Our biggest film project at the moment is a full-length science fiction thriller called “Satoshi’s Last Will.” It’s set in a near-future ruled by Bitcoin and the Blockchain. We want to reach normal movie fans who have no clue about Bitcoin. The film will be full of action and suspense, and the viewers will learn a lot about Bitcoin and its potential to change the world in a really playful manner. We’re starting a crowdfunding campaign to fund our efforts on Max Keiser’s Startjoin.com platform soon. I believe that this film will be a breakthrough for Bitcoin’s mass adoption, so every Bitcoin enthusiast and Bitcoin owner should chip in some coins to make it happen.

6. How do you envision Bitcoin’s European future?
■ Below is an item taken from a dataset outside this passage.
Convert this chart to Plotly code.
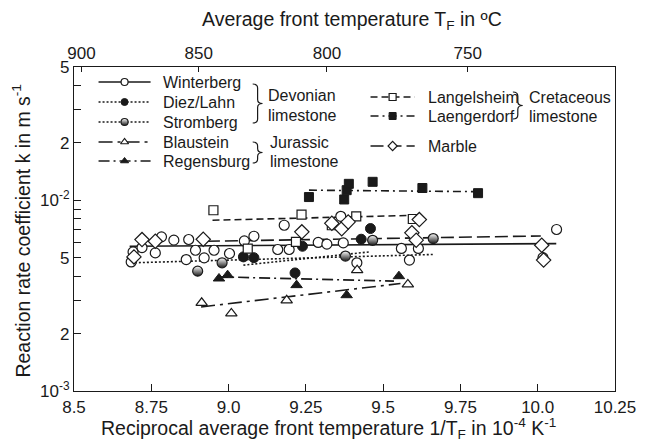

I think Bitcoin’s first successes will be in developing countries, where most people don’t have bank accounts, let alone credit cards. They pay enormous fees for money transfers, so the benefits of Bitcoin are very clear. For people in the developing world Bitcoin is a huge leap forward. By using a mobile phone they can now participate in the global economy. In Europe, the benefits of Bitcoin are not so obvious, unless you do many international transactions. But this can change rapidly if the Euro collapses. Just look at the Greeks trying to withdraw money from banks and you know what can happen to people in other European countries if you’re not prepared. So it makes sense to buy some Bitcoins now, as long as they are cheap. I expect the near future in Europe to be tough, as our political class has made many stupid mistakes. They are moving towards a centralised EU superstate and they completely ignore the rise of political Islam, which is a severe threat to human rights and the values of enlightenment. It’s necessary to fight for our freedom, and Bitcoin is a valuable tool we can utilise.